Another problem, which is considered more essential, is that the way that society looks at basic sciences is changing. Scientific research can directly lead to technological development, which can not only produce economic effects but also directly benefit our lives. One example is lithium-ion batteries. Dr. Akira Yoshino was a 2019 Nobel laureate for his contributions to their development. Although his initial motivation to conduct his research may have been scientific interest, the result is that lithium-ion batteries are ubiquitous in daily life and are found in diverse applications from smartphones to automobiles. Moreover, lithium-ion batteries are expected to play a pivotal role in the effective use of sustainable energy. This type of research is called Pasteur-type or Edison-type, of which value is easily recognizable. Thus, this sort of research tends to attract growing attention worldwide, as it is highly possible that enterprises will realize a return on investment. I do not mean to raise an objection to this trend. However, I have to firmly speak against the tendency to underestimate the value of fundamental research, which constitutes a large part of research conducted at KEK. That is, KEK conducts academic research to pursue truths based on intellectual curiosity, which is called Bohr-type.

Niels Bohr is a Danish physicist in the early 20th century who contributed greatly to the establishment of the basic physics called quantum mechanics. His research was motivated by philosophical questions. How can we understand what cannot be fully explained by the physics of Newton or Maxwell? How can we understand seemingly contradictory phenomena such as the particle and wave nature of light? It deserves special mention that the technological achievements attained in the subsequent 100 years were largely dependent on quantum mechanics. In other words, repeated devices and contrivances based on the truths elucidated by the predecessors in Bohr’s days resulted in the technological civilization we now enjoy. It is a shallow perspective to think that only these various devices and contrivances have resulted in the current technological civilization.

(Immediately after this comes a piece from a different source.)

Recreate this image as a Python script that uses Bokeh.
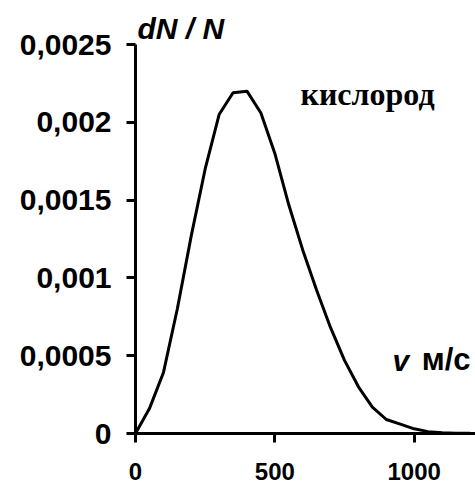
from bokeh.plotting import figure
from bokeh.models import Label, FixedTicker, CustomJSTickFormatter, Range1d
from bokeh.embed import file_html
from bokeh.resources import INLINE

# Data (speed in m/s, dN/N)
speeds = [0, 50, 100, 150, 200, 250, 300, 350, 400, 450, 500, 550, 600,
          650, 700, 750, 800, 850, 900, 950, 1000, 1050, 1100, 1150, 1200]
fractions = [0.0, 0.00016, 0.00039, 0.00080, 0.00127, 0.00170, 0.00205,
             0.00219, 0.00220, 0.00206, 0.00180, 0.00147, 0.00118,
             0.00092, 0.00068, 0.00047, 0.00030, 0.00017, 0.00009,
             0.00006, 0.00003, 0.000012, 0.000005, 0.000002, 0.000001]

y_ticks = [0, 0.0005, 0.001, 0.0015, 0.002, 0.0025]
y_tick_labels = ["0", "0,0005", "0,001", "0,0015", "0,002", "0,0025"]
x_ticks = [0, 500, 1000]
x_tick_labels = ["0", "500", "1000"]

FONT = "Liberation Sans"

p = figure(width=475, height=486, output_backend="svg", toolbar_location=None,
           x_range=Range1d(0, 1220), y_range=Range1d(0, 0.0025),
           min_border_left=135, min_border_right=0, min_border_top=44,
           min_border_bottom=53)
p.outline_line_color = None
p.grid.visible = False
p.background_fill_color = "white"
p.border_fill_color = "white"

p.title.text = "dN / N"
p.title.align = "left"
p.title.text_font = FONT
p.title.text_font_style = "bold italic"
p.title.text_font_size = "30px"
p.title.text_color = "black"
p.title.standoff = 0
p.title.offset = 2

JS = """
let best = 0, bd = 1e9;
for (let i = 0; i < tv.length; i++) { const d = Math.abs(tv[i] - tick); if (d < bd) { bd = d; best = i; } }
return tl[best];
"""
p.yaxis.ticker = FixedTicker(ticks=y_ticks)
p.yaxis.formatter = CustomJSTickFormatter(args=dict(tv=y_ticks, tl=y_tick_labels), code=JS)
p.xaxis.ticker = FixedTicker(ticks=x_ticks)
p.xaxis.formatter = CustomJSTickFormatter(args=dict(tv=x_ticks, tl=x_tick_labels), code=JS)

for ax in (p.xaxis, p.yaxis):
    ax.axis_line_width = 3
    ax.axis_line_color = "black"
    ax.major_tick_line_width = 3
    ax.major_tick_line_color = "black"
    ax.major_tick_in = 0
    ax.major_tick_out = 9
    ax.minor_tick_line_color = None
    ax.major_label_text_font = FONT
    ax.major_label_text_font_style = "bold"
    ax.major_label_text_color = "black"

p.yaxis.major_label_text_font_size = "30px"
p.yaxis.major_label_standoff = 15
p.xaxis.major_label_text_font_size = "24px"
p.xaxis.major_label_standoff = 20

p.line(speeds, fractions, line_color="black", line_width=3)

p.add_layout(Label(x=592, y=0.002063, text="кислород", text_font="Liberation Serif",
                   text_font_style="bold", text_font_size="32px",
                   text_color="black"))
p.add_layout(Label(x=922, y=0.000366, text="v", text_font=FONT,
                   text_font_style="bold italic", text_font_size="30px",
                   text_color="black"))
p.add_layout(Label(x=1027, y=0.000366, text="м/с", text_font=FONT,
                   text_font_style="bold", text_font_size="31px",
                   text_color="black"))

open("out.html", "w").write(file_html(p, INLINE))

I think we should duly acknowledge that deep understanding of truths in the natural world worked behind the scenes to promote these devices and contrivances. As we cannot tell what sorts of developments will arise in the next 100 years, it is generally difficult for society to comprehend the importance of understanding such truths. However, people in different positions have begun promoting the importance of basic research, and their voices seem to be gradually permeating into society. There also seems to be an increasing number of government officials who are grasping the contribution of basic sciences. We naturally welcome this tendency because we feel that basic research, which is central to KEK, has yet to be fully understood. Thus, we think that we should continue to convey our explanations.

These days we hear the word AI everywhere. The movement to introduce AI into various things to produce new industries and dramatically change the way we live and society as a whole is progressing at an astounding speed. The technology of autonomous automobile driving is the most conspicuous example. In March of this year, a new mobile device with 5G will start operation in Japan, which is expected to change society completely. In an era where these new technologies are forming the core, how can we convey the significance of basic research conducted at KEK? How does our research need to change? I think we are currently confronting very difficult questions.

The road in front of us is neither flat nor a straight line. However, I truly believe that basic scientific research to elucidate the reality of nature and materials at the most fundamental part is the loftiest work of human beings. All KEK staff members play roles in advancing or directly supporting this noble mission. I hope that you feel proud of KEK and keep working with us to make 2020 a fruitful year. I promise to make the utmost effort together with the directors to support your endeavors.